Kalle Myllymaa Data Advisor, Solita

Published 03 Dec 2025

Reading time 8 min

In the first post of this blog series, we explored the lower layers of the Solita Industrial Pyramid, where physical interaction, sensing and control take place. These layers (levels 0, 1 and 2) form the foundation of the entire industrial environment, capturing the data and executing the physical actions that everything else depends on.

In this second part, we move one step upward to levels 2.5 and 3. Here, manufacturing transitions from pure physical execution into digitally coordinated operations, data consolidation and cross-site orchestration. These levels connect the machinery of the factory floor to the systems that manage, optimise, and increasingly automate production across entire organisations.

Solita Industrial pyramid 2.5 and 3

As before, we use the fictional ACME manufacturing corporation as a recurring reference point.
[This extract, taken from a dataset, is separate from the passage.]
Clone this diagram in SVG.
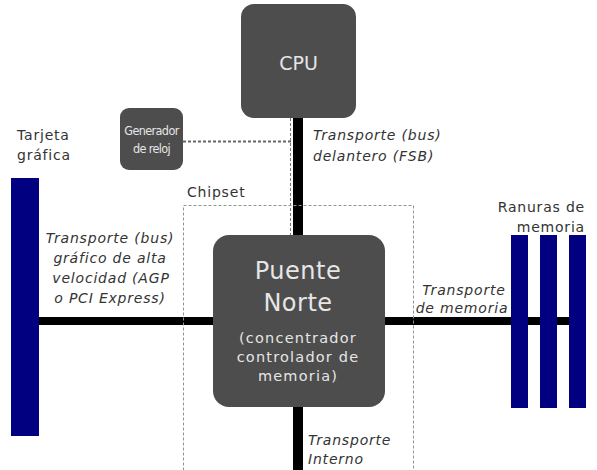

ACME is a global company operating in ship construction, chemical production, plastics manufacturing and food processing. Because their operations span discrete, continuous and configure-to-order manufacturing, they face the full complexity of modern industrial systems, making them a useful illustration of the challenges discussed here.

The role of Level 3 in the ISA-95 hierarchy

Level 3 corresponds to the manufacturing execution system (MES) layer in the ISA-95 functional model. While the previous post examined the physical world of machines and controls, Level 3 focuses on digital execution: the planning, coordination and monitoring of production processes.

MES is responsible for translating high-level business plans into concrete, actionable operations. It ensures that production orders, materials, equipment availability, quality constraints and operator responsibilities come together in a coherent sequence that can be executed on the shop floor in real life.

In a company like ACME, ERP systems define what needs to be produced and when, but they do not understand the practical constraints of production environments. The chemical division’s batch reactors, the food division’s packaging lines and the shipyard’s welding bays each operate under entirely different rules and rhythms. MES provides the operational intelligence required to manage this diversity. It gives structure, context and traceability to events on the factory floor and integrates tightly with the systems below.

This is essential for efficient operations and for enabling the digital insights that higher layers rely on. Without the context provided by MES, raw signals from Levels 1 and 2 remain just that, raw signals. MES creates the link between machine-level events and the business processes they support.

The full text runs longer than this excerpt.